> **GIVEN RECORDS**:
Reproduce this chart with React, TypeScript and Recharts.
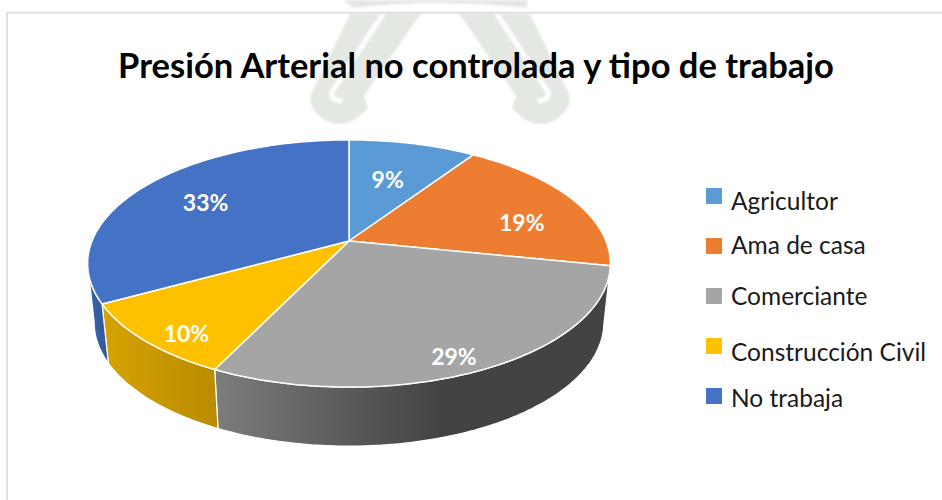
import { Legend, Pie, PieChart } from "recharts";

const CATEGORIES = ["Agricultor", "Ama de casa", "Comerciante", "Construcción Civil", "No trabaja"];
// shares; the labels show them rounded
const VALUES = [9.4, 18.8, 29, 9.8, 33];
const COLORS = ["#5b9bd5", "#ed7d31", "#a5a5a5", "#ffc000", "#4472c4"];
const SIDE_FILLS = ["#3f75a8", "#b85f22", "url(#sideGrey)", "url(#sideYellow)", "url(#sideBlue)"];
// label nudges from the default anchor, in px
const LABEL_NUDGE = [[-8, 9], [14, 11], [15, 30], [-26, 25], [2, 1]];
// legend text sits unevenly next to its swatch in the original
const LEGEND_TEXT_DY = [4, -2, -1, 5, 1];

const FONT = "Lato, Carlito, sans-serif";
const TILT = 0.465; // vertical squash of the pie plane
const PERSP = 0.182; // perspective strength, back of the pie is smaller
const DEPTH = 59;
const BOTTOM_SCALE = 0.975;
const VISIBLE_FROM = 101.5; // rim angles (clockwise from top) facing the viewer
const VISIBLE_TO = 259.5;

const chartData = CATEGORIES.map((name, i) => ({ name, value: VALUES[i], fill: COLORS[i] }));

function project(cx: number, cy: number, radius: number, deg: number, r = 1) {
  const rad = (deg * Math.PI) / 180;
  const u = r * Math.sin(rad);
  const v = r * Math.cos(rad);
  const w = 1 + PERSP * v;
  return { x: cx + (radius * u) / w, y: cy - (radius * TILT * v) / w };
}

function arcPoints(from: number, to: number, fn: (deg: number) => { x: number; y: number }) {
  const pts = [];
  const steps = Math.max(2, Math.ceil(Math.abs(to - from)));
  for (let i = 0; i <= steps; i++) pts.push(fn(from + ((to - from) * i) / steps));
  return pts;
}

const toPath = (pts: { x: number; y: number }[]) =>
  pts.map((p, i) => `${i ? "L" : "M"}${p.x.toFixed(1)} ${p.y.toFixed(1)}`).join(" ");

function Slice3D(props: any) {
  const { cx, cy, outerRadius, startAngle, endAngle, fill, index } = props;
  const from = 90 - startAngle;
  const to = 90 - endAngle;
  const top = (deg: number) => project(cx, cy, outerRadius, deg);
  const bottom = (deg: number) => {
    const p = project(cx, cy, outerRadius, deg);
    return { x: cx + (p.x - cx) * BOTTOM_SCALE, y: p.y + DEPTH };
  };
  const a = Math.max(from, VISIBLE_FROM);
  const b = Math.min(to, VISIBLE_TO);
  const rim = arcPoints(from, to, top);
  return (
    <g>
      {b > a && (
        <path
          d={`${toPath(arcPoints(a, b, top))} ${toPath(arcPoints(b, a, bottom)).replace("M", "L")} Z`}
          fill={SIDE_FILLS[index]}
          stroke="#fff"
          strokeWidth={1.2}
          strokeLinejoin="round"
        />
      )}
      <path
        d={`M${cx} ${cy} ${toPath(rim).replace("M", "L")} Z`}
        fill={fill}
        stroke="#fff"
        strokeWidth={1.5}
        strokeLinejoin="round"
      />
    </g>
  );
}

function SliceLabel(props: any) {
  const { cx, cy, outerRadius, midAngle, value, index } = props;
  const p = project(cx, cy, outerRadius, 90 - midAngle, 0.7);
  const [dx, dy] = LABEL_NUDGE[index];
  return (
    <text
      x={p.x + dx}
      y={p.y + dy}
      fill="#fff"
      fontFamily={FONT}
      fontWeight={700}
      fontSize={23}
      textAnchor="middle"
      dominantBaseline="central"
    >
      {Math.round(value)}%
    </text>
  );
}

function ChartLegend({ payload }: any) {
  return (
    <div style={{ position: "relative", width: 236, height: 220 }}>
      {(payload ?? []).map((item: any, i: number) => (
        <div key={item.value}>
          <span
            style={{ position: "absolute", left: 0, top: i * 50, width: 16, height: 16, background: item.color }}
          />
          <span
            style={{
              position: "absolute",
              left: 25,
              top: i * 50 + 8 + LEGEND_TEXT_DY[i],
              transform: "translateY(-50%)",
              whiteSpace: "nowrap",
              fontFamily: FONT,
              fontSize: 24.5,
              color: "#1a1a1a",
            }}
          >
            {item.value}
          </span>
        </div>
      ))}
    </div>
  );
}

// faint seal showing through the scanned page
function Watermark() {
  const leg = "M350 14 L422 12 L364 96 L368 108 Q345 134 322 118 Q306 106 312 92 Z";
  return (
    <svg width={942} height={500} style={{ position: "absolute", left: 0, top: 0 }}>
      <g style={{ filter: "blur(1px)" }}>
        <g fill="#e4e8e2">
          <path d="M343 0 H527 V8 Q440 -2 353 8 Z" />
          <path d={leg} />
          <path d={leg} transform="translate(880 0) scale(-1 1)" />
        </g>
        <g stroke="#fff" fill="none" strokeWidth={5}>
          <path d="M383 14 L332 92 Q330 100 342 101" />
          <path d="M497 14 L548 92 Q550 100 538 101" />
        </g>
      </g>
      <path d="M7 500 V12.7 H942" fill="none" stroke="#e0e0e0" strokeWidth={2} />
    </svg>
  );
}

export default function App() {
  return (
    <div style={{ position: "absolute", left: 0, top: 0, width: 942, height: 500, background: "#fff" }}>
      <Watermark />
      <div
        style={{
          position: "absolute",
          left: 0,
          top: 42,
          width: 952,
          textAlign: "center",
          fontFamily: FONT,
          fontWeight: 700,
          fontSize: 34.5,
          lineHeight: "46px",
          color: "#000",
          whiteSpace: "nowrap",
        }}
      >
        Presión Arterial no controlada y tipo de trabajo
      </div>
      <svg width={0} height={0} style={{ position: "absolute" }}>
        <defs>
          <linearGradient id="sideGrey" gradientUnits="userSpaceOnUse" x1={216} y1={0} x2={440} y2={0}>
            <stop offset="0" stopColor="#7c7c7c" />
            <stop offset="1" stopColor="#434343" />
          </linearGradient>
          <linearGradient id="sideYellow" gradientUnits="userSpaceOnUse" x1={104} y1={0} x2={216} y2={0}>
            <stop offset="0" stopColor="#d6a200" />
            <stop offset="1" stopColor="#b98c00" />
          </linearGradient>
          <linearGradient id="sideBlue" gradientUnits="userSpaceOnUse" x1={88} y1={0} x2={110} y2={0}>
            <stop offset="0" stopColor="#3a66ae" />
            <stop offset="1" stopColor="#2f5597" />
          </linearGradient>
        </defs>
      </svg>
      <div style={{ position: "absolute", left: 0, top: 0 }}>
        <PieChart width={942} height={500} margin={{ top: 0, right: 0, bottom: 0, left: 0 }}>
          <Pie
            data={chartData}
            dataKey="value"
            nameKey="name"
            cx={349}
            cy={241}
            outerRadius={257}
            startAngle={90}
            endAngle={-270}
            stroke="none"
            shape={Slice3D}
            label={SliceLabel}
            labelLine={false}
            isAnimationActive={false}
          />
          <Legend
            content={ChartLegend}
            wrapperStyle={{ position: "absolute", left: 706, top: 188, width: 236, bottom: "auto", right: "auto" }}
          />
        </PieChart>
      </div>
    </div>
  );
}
---
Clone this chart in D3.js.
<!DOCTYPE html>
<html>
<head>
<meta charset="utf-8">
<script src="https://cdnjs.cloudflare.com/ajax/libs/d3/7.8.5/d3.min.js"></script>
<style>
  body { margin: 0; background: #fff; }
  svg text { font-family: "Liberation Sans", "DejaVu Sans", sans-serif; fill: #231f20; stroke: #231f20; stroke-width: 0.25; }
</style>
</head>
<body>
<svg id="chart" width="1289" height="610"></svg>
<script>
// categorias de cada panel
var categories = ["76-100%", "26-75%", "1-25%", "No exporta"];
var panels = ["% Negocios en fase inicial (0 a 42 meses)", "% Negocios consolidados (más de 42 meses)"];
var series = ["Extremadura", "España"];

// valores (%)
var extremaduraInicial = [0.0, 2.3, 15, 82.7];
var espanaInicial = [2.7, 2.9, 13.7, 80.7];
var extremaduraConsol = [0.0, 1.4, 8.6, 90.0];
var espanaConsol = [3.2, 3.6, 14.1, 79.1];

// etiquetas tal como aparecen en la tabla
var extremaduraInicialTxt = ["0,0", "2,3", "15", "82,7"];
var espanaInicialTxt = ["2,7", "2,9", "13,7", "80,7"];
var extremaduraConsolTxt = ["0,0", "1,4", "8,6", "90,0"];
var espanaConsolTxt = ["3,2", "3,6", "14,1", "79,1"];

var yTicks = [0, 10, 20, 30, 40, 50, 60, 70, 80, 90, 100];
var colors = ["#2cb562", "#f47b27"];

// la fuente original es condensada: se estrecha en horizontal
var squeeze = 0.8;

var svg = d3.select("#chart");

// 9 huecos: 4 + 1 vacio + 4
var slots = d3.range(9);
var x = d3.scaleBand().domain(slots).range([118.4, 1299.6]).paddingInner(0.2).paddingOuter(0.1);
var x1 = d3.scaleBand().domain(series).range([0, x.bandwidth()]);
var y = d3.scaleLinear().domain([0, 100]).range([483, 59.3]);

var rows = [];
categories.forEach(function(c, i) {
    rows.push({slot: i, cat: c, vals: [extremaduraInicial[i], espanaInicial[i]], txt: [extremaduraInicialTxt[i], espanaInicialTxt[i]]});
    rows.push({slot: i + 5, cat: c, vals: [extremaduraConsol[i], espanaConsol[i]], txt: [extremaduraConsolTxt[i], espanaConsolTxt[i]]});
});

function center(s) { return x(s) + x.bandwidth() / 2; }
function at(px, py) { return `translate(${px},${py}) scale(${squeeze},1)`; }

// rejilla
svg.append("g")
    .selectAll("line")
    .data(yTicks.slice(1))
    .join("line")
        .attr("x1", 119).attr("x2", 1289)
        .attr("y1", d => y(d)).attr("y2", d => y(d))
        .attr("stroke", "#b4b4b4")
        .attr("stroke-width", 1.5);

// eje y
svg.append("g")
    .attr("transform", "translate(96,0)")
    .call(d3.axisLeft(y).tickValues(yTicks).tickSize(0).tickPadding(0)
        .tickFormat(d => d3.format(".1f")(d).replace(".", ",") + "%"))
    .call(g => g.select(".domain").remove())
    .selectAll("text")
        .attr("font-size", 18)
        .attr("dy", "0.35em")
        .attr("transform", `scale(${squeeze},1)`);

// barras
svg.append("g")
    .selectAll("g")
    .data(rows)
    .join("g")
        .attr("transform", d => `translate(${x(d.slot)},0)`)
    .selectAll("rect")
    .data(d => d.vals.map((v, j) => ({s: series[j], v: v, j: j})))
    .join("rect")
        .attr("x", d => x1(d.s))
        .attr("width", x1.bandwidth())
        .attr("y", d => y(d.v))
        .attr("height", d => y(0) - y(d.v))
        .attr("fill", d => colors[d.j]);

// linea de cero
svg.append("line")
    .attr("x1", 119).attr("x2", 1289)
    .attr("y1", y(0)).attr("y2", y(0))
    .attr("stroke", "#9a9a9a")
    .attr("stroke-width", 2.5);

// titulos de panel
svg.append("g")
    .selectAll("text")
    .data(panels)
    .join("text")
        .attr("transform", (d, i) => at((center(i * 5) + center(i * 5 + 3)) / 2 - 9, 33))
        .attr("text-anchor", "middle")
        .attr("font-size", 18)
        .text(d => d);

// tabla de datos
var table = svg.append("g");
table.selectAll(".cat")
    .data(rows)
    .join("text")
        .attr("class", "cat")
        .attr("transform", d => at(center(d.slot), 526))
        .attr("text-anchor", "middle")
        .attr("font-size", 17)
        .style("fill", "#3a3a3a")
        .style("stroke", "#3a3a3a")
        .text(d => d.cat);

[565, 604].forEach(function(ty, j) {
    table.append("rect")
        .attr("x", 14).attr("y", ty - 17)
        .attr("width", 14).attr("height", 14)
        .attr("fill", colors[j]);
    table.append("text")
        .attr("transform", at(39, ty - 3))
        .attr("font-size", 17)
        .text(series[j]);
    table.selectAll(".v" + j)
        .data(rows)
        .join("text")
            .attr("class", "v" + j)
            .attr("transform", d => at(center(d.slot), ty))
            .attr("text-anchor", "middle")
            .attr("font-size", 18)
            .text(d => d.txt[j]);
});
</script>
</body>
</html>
---
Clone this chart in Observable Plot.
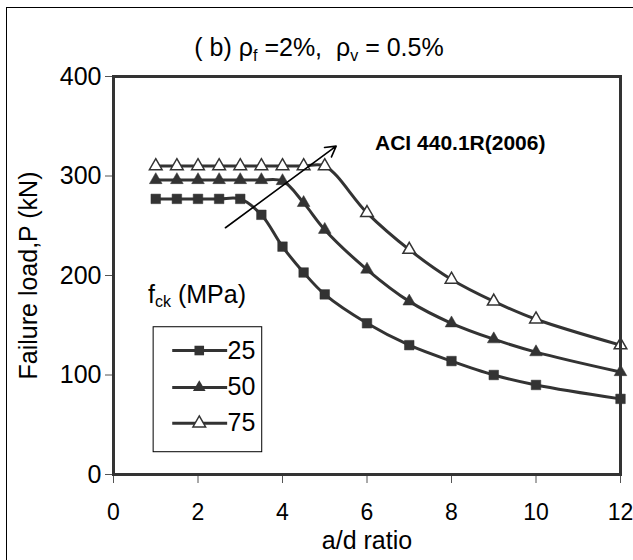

> **SHORT EXERCISE**: Go to the line that contains "Reproduce this chart" and copy from there down to the line that contains "pts.map((p, i) =>", with both lines included. Pass over the pictures.

> **EXERCISE RESULT**:
Reproduce this chart with React, TypeScript and Recharts.
import { Legend, Pie, PieChart } from "recharts";

const CATEGORIES = ["Agricultor", "Ama de casa", "Comerciante", "Construcción Civil", "No trabaja"];
// shares; the labels show them rounded
const VALUES = [9.4, 18.8, 29, 9.8, 33];
const COLORS = ["#5b9bd5", "#ed7d31", "#a5a5a5", "#ffc000", "#4472c4"];
const SIDE_FILLS = ["#3f75a8", "#b85f22", "url(#sideGrey)", "url(#sideYellow)", "url(#sideBlue)"];
// label nudges from the default anchor, in px
const LABEL_NUDGE = [[-8, 9], [14, 11], [15, 30], [-26, 25], [2, 1]];
// legend text sits unevenly next to its swatch in the original
const LEGEND_TEXT_DY = [4, -2, -1, 5, 1];

const FONT = "Lato, Carlito, sans-serif";
const TILT = 0.465; // vertical squash of the pie plane
const PERSP = 0.182; // perspective strength, back of the pie is smaller
const DEPTH = 59;
const BOTTOM_SCALE = 0.975;
const VISIBLE_FROM = 101.5; // rim angles (clockwise from top) facing the viewer
const VISIBLE_TO = 259.5;

const chartData = CATEGORIES.map((name, i) => ({ name, value: VALUES[i], fill: COLORS[i] }));

function project(cx: number, cy: number, radius: number, deg: number, r = 1) {
  const rad = (deg * Math.PI) / 180;
  const u = r * Math.sin(rad);
  const v = r * Math.cos(rad);
  const w = 1 + PERSP * v;
  return { x: cx + (radius * u) / w, y: cy - (radius * TILT * v) / w };
}

function arcPoints(from: number, to: number, fn: (deg: number) => { x: number; y: number }) {
  const pts = [];
  const steps = Math.max(2, Math.ceil(Math.abs(to - from)));
  for (let i = 0; i <= steps; i++) pts.push(fn(from + ((to - from) * i) / steps));
  return pts;
}

const toPath = (pts: { x: number; y: number }[]) =>
  pts.map((p, i) => `${i ? "L" : "M"}${p.x.toFixed(1)} ${p.y.toFixed(1)}`).join(" ");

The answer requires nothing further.